A Different Type of Disservice
Snowden's unauthorized disclosures did the administration a disservice - not because he broke his oath and revealed government top secrets [that's not what I'm addressing here], but because he showed the Obama administration was not as transparent as it should be.
One of the programs Snowden divulged involves querying databases of what basically consists of the same information found in your phone bills. The other program, known as PRISM, involves U.S. intelligence agencies collecting Internet communications, such as e-mails and social media postings of non-Americans overseas. Both programs are aimed at connecting the dots in trying to identify potential terrorists - a worthy goal.
Obama, NSA Director Gen. Keith Alexander and others in the intelligence community and Congress contend that Snowden's revelations damage the security of the United States and others nations and endanger the safety of their citizens.
But the terrorists likely believe the United States already reads their e-mails, monitor their phone calls and intercepts their Internet communications. If that's the case, why keep the programs secret?
Avoid the Ruckus
If the Obama administration and intelligence community had made the existence of these programs public before the leak, and on their own terms, all the fuss and misinformation about the programs never would have materialized, and Americans would be more trustful of their leaders.
Think about it: Would there be much ruckus if Americans knew that of the millions of possible phone numbers available for the government to search, the NSA queried fewer than 300 of them, as NSA Deputy Director Chris Inglis told lawmakers earlier this week? It would be perceived by many as much ado about nothing. I take Inglis at his word, yet by discussing these programs only after being forced to by the Snowden leaks raises concerns about the lack of transparency.
Much of what occurs in these programs is unseen, such as orders to intercept potential terrorists' Internet communications issued by the secret Federal Intelligence Surveillance Court. That makes sense; we don't want terrorists to learn of the government activities aimed at identifying and capturing them. But such secrecy raises suspicions with the public, and that's not good for creating trust. More transparency that reveals the existence of these programs without providing many of the details will help build that trust.
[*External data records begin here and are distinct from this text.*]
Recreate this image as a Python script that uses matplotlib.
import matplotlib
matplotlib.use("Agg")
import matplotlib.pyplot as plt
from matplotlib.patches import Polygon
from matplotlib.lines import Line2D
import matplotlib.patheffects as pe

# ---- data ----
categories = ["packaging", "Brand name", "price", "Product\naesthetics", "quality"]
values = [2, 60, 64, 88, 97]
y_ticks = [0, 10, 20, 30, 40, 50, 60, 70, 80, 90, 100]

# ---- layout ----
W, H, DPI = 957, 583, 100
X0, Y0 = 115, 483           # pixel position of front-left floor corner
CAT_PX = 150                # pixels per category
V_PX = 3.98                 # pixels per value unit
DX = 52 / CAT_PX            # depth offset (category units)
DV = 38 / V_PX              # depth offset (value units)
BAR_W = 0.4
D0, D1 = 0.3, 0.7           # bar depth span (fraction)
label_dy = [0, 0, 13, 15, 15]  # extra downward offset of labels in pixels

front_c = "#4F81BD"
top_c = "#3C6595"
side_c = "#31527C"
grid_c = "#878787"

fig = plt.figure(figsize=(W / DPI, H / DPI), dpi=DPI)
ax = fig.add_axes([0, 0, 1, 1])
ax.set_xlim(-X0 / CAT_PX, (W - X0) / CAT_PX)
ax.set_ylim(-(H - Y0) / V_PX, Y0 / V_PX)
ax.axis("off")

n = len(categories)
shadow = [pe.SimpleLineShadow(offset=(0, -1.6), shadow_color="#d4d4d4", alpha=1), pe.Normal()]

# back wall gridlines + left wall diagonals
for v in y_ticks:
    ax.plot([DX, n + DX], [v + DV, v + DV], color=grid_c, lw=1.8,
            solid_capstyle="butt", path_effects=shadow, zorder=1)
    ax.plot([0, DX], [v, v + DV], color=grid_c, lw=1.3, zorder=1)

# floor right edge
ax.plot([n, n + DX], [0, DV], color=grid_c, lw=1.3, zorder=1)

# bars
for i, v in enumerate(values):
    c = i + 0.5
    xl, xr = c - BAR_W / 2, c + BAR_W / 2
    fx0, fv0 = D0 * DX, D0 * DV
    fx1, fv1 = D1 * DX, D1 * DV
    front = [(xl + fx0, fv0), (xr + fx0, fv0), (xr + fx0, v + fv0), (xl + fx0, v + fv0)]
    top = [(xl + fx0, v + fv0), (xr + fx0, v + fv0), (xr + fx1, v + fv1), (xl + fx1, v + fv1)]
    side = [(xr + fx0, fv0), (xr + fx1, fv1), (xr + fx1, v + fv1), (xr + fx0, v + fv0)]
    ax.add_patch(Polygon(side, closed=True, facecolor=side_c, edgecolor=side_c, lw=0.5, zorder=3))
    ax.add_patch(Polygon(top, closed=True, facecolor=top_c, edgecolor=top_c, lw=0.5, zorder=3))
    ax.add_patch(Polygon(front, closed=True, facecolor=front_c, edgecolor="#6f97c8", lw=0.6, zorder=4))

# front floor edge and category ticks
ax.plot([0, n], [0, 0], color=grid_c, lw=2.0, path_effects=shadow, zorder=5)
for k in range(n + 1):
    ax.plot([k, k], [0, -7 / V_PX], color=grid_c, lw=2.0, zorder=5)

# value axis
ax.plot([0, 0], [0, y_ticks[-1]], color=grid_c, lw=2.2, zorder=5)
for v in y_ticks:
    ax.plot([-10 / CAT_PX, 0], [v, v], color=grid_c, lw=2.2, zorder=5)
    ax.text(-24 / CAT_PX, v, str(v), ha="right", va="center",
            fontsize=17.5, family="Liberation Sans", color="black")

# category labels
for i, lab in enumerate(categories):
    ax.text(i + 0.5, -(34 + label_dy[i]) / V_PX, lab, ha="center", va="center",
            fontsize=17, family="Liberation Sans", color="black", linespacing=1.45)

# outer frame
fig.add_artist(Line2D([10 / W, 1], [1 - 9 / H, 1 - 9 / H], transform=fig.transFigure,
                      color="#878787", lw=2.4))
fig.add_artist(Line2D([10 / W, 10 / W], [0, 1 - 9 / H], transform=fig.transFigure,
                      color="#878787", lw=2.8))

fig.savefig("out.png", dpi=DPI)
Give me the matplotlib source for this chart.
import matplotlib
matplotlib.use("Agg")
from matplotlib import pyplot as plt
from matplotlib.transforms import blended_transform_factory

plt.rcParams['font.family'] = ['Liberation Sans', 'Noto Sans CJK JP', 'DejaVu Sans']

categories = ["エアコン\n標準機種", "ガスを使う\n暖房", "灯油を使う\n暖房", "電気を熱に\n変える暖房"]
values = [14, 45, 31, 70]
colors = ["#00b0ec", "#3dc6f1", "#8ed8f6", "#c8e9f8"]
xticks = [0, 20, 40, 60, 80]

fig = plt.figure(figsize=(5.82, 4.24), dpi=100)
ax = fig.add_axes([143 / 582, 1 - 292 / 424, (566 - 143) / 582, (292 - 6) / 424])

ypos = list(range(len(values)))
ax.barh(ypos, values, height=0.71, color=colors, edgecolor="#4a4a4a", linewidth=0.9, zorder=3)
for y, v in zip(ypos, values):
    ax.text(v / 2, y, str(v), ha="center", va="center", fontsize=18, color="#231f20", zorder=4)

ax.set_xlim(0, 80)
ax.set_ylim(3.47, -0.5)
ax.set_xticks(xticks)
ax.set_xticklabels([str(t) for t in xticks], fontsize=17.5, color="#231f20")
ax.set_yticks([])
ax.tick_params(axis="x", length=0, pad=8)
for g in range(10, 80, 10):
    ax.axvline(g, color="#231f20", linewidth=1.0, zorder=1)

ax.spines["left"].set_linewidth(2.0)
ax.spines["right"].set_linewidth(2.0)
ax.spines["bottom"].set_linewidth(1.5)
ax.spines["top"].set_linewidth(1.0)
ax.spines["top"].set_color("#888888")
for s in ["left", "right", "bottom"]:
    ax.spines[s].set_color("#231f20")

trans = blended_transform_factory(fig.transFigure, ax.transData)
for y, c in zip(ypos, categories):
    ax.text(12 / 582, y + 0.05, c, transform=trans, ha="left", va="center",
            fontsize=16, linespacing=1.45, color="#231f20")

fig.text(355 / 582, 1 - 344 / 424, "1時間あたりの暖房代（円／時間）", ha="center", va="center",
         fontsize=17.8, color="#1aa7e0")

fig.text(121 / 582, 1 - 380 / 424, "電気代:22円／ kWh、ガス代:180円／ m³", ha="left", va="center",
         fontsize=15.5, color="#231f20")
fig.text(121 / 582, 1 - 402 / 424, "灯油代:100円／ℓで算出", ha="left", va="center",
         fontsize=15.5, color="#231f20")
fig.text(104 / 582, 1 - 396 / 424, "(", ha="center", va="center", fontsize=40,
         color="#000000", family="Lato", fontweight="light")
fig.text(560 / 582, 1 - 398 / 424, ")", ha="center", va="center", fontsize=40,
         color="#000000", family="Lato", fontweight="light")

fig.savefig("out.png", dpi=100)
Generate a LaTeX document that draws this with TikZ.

It's encouraging that the president said he wants to seek ways to declassify more information about these programs without compromising their effectiveness. "This is a debate that I welcome," Obama said, referring to programs that amass information about telephone and Internet communications of individuals. "That's what democracy is about, and I'm confident that we can strike this right balance, keep our people safe, but also preserve our civil liberties even in this Internet age."
Let's hope that this debate will make the administration and the intelligence community more transparent about the ways they collect information about citizens, which, in turn, will build trust, without sacrificing the essential top-secret programs essential to identify terrorists and keep us safe.